Instructing immune cells to resolve cancers unresponsive to standard treatment
Adoptive cellular therapy (ACT) is a successful treatment form for blood cancers, in which patient’s T-cells (a type of leukocyte) are gene-engineered to express a protein that recognises cancerous cells, after which this cellular product is given back to the patient. This project extends ACT to cancers of the breast, bladder and brain. To this end, scientists at Erasmus MC partner with entrepreneurs at Pan cancer T (PCT) BV, and collaborate with clinical advisors and patient advocates.
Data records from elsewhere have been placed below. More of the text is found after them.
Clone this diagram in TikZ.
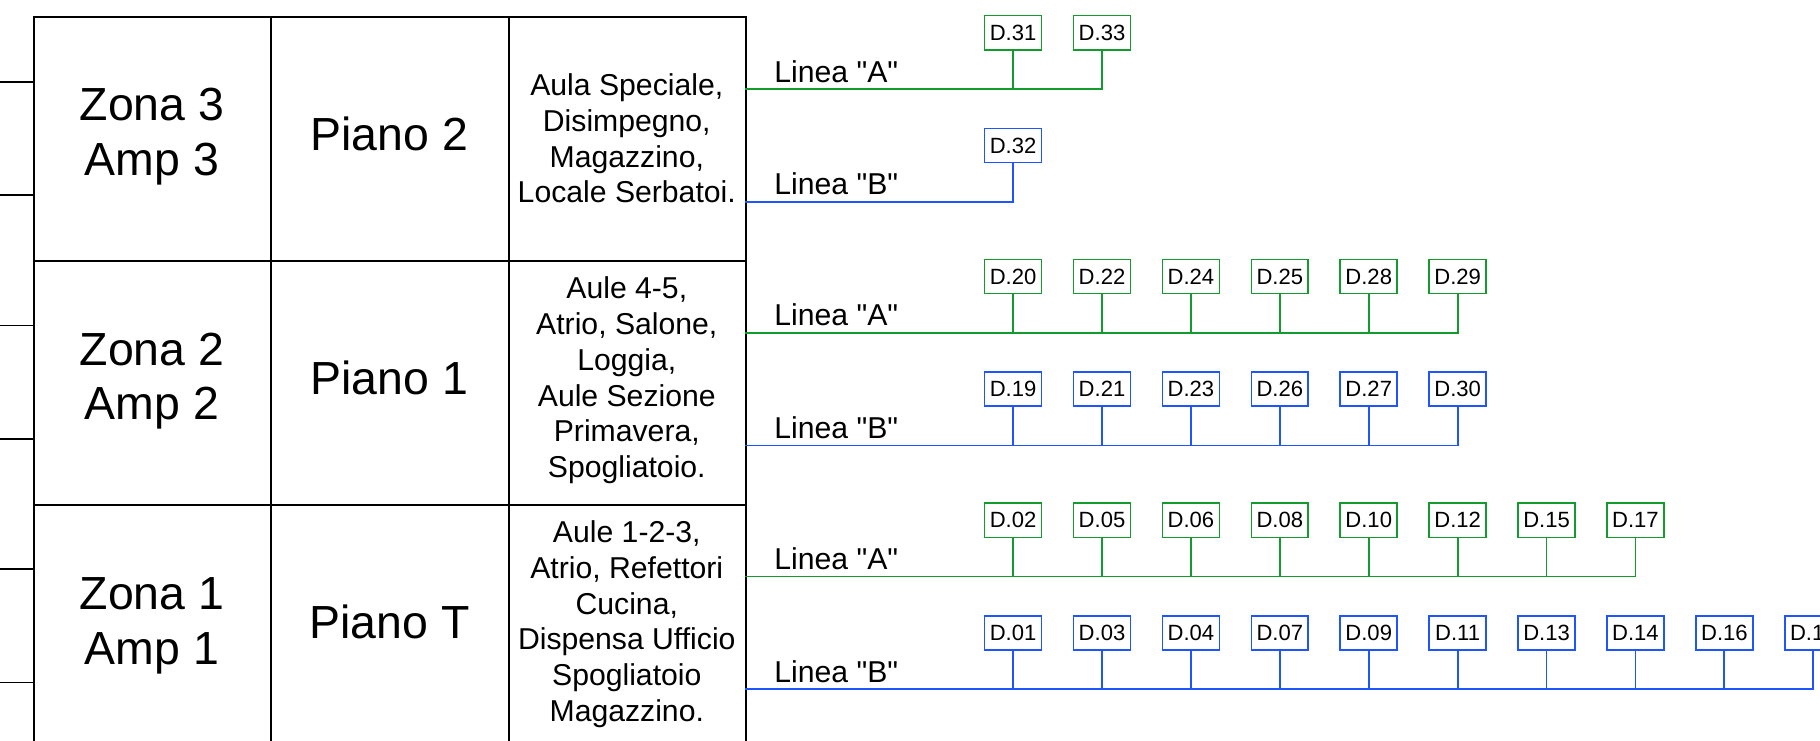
\documentclass[tikz,border=0pt]{standalone}
\usepackage{fontspec}
\setmainfont{Liberation Sans}
\newfontfamily\qfont{Liberation Sans}
\definecolor{lgreen}{RGB}{20,155,45}
\definecolor{lblue}{RGB}{30,85,255}
\newcommand\dline[5]{%
  \coordinate (#1s) at (642,#3);
  \foreach \lab [count=\k from 0] in {#4} {
    \node[dbox, draw=#2] (#1-\k) at (872.8+76.6*\k, #3-48.5) {D.\lab};
    \draw[wire, #2] (#1-\k.south) -- (#1-\k.south |- #1s);
  }
  \draw[wire, #2] (#1s) -| (#1-#5.south);
}
\begin{document}
\begin{tikzpicture}[x=1pt,y=-1pt,
  cell/.style={draw=black, line width=1.6pt, minimum height=210pt, inner sep=0pt, anchor=north west},
  big/.style={font=\fontsize{40}{47}\selectfont, align=center, inner sep=0pt, anchor=north},
  mid/.style={font=\fontsize{26}{30.8}\selectfont, align=center, inner sep=0pt, anchor=north},
  lab/.style={font=\qfont\fontsize{26}{30}\selectfont, inner sep=0pt, anchor=base west},
  dbox/.style={line width=1.4pt, minimum width=49pt, minimum height=29.5pt, inner sep=0pt, fill=white, font=\fontsize{19}{19}\selectfont},
  wire/.style={line width=1.6pt},
  tbl/.style={draw=black, line width=1.6pt}]
\useasboundingbox (0,0) rectangle (1568,638.4);
\clip (0,0) rectangle (1568,638.4);
% table cells
\foreach \r/\y in {1/14,2/224,3/434} {
  \node[cell, minimum width=204.6pt] (c1-\r) at (28.4,\y) {};
  \node[cell, minimum width=205pt] (c2-\r) at (233,\y) {};
  \node[cell, minimum width=204pt] (c3-\r) at (438,\y) {};
}
% left stubs
\foreach \i/\y in {1/70.4,2/168,3/280.4,4/378,5/490.4,6/588} {
  \coordinate (s\i) at (0,\y);
  \draw[tbl] (s\i) -- (s\i -| c1-1.west);
}
% texts
\node[big] (z3) at (131,75.7) {Zona 3\\Amp 3};
\node[big] (z2) at (131,286.7) {Zona 2\\Amp 2};
\node[big] (z1) at (131,497.7) {Zona 1\\Amp 1};
\node[big] (p2) at (335.5,100.7) {Piano 2};
\node[big] (p1) at (335.5,310.7) {Piano 1};
\node[big] (pt) at (335.5,520.7) {Piano T};
\node[mid] (t3) at (540,63.4) {Aula Speciale,\\Disimpegno,\\Magazzino,\\Locale Serbatoi.};
\node[mid] (t2) at (540,238.4) {Aule 4-5,\\Atrio, Salone,\\Loggia,\\Aule Sezione\\Primavera,\\Spogliatoio.};
\node[mid] (t1) at (540,448.4) {Aule 1-2-3,\\Atrio, Refettori\\Cucina,\\Dispensa Ufficio\\Spogliatoio\\Magazzino.};
% line labels
\node[lab] (la3) at (667,70.7) {Linea "A"};
\node[lab] (lb3) at (667,167.8) {Linea "B"};
\node[lab] (la2) at (667,280.7) {Linea "A"};
\node[lab] (lb2) at (667,377.8) {Linea "B"};
\node[lab] (la1) at (667,490.7) {Linea "A"};
\node[lab] (lb1) at (667,587.8) {Linea "B"};
% lines and boxes
\dline{a3}{lgreen}{76.7}{31,33}{1}
\dline{b3}{lblue}{173.8}{32}{0}
\dline{a2}{lgreen}{286.7}{20,22,24,25,28,29}{5}
\dline{b2}{lblue}{383.8}{19,21,23,26,27,30}{5}
\dline{a1}{lgreen}{496.7}{02,05,06,08,10,12,15,17}{7}
\dline{b1}{lblue}{593.8}{01,03,04,07,09,11,13,14,16,18}{9}
\end{tikzpicture}
\end{document}
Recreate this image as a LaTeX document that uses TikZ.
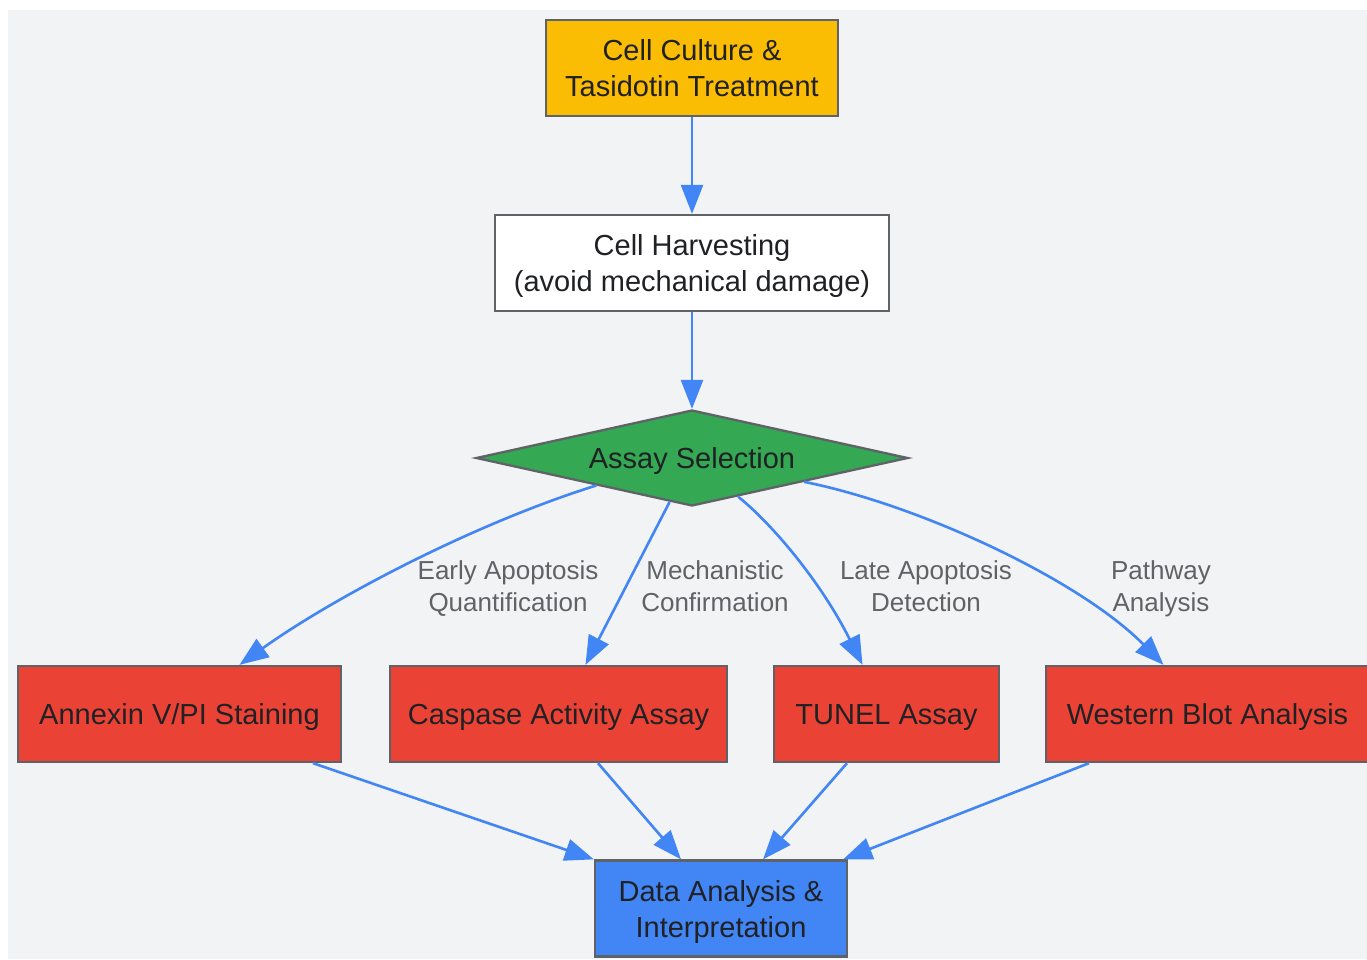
\documentclass[tikz,border=0pt]{standalone}
\usepackage{fontspec}
\setmainfont{Liberation Sans}
\usetikzlibrary{shapes.geometric,arrows.meta}
\definecolor{bgc}{HTML}{F1F3F4}
\definecolor{rim}{HTML}{5F6368}
\definecolor{ink}{HTML}{202124}
\definecolor{gblue}{HTML}{4285F4}
\definecolor{gred}{HTML}{EA4335}
\definecolor{ggreen}{HTML}{34A853}
\definecolor{gyellow}{HTML}{FBBC04}

\begin{document}
\begin{tikzpicture}[x=1pt,y=-1pt,
	box/.style={draw=rim,line width=2.3pt,minimum height=96pt,inner sep=0pt,align=center,text=ink,font=\fontsize{29}{36}\selectfont},
	one/.style={text height=24pt,text depth=3pt},
	two/.style={text height=60pt,text depth=3pt},
	flow/.style={draw=gblue,line width=2.6pt,-{Triangle[length=29pt,width=22pt]},gblue},
	lbl/.style={text=rim,align=center,anchor=base,font=\fontsize{26}{32}\selectfont}]
	\useasboundingbox (0,0) rectangle (1367,959);
	\fill[bgc] (8,10) rectangle (1367,959);
	% nodes
	\node[box,two,fill=gyellow,minimum width=292pt] (culture) at (692,68) {Cell Culture \&\\Tasidotin Treatment};
	\node[box,two,fill=white,minimum width=394pt] (harvest) at (692,263) {Cell Harvesting\\(avoid mechanical damage)};
	\node[box,one,diamond,aspect=4.5,fill=ggreen,minimum width=432pt,minimum height=96pt] (select) at (692,458) {Assay Selection};
	\node[box,one,fill=gred,minimum width=323pt] (annexin) at (179.5,714) {Annexin V/PI Staining};
	\node[box,one,fill=gred,minimum width=337pt] (caspase) at (558.5,714) {Caspase Activity Assay};
	\node[box,one,fill=gred,minimum width=225pt] (tunel) at (886.5,714) {TUNEL Assay};
	\node[box,one,fill=gred,minimum width=323pt] (western) at (1207.5,714) {Western Blot Analysis};
	\node[box,two,fill=gblue,minimum width=252pt] (data) at (721,908.5) {Data Analysis \&\\Interpretation};
	% labels
	\node[lbl] (lannexin) at (508,611) {Early Apoptosis\\Quantification};
	\node[lbl] (lcaspase) at (715,611) {Mechanistic\\Confirmation};
	\node[lbl] (ltunel) at (926,611) {Late Apoptosis\\Detection};
	\node[lbl] (lwestern) at (1161,611) {Pathway\\Analysis};
	% connectors
	\draw[flow] (culture) -- (harvest);
	\draw[flow] (harvest) -- (select);
	\draw[flow] (select.196.6) .. controls (470,525) and (330,600) .. ([xshift=60pt]annexin.north);
	\draw[flow] (select.243.4) -- ([xshift=27pt]caspase.north);
	\draw[flow] (select.320.4) .. controls (770,522) and (820,580) .. ([xshift=-24pt]tunel.north);
	\draw[flow] (select.348.8) .. controls (920,505) and (1080,580) .. ([xshift=-44pt]western.north);
	\draw[flow] ([xshift=133.5pt]annexin.south) -- (data.north west);
	\draw[flow] ([xshift=39.5pt]caspase.south) -- ([xshift=-40pt]data.north);
	\draw[flow] ([xshift=-39.5pt]tunel.south) -- ([xshift=42pt]data.north);
	\draw[flow] ([xshift=-118.5pt]western.south) -- ([xshift=-5pt]data.north east);
\end{tikzpicture}
\end{document}
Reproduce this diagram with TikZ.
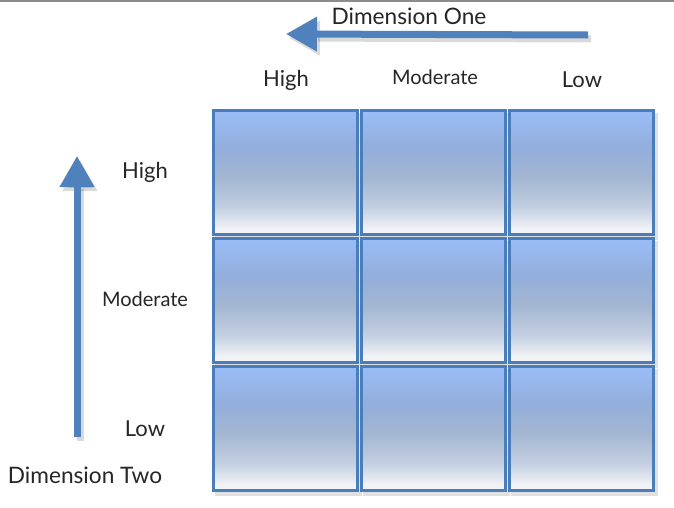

The objective of this project is the creation of a new therapy that can be quickly implemented and applied to a large group of ill people for whom current treatment is non-effective and/or yields side effects that hamper healthy lives. To enable the development of such a new therapy, the consortium introduces 2 differentiating elements: (a) unique targets for ACT that are exclusively expressed by multiple solid cancers but not healthy tissues (so-called PCT targets); and (b) innovative technologies to select proteins (so-called T-cell receptors, TCRs) that recognise PCT targets, as well as drugs to overcome tumor micro-environment challenges in the targeted cancers.
Partners will obtain TCRs directed against 3 PCT targets that are highly expressed in hard-to-treat triple negative breast cancer, bladder cancer and low-grade glioma. TCRs are genetically introduced into T-cells, after which these T-cells are assessed for safety and anti-tumor efficacy in combination with drugs that open-up mentioned tumors for ACT. The future development of these new ACT products will align the route of an already scheduled clinical academic ACT trial to treat melanoma and head-and-neck cancer in 2021.
A favorable outcome of this project, being safe and effective ACT to treat large numbers of patients with hard-totreat tumors, is expected to yield control of disease, healthier lives, and ability of patients to re-enter society.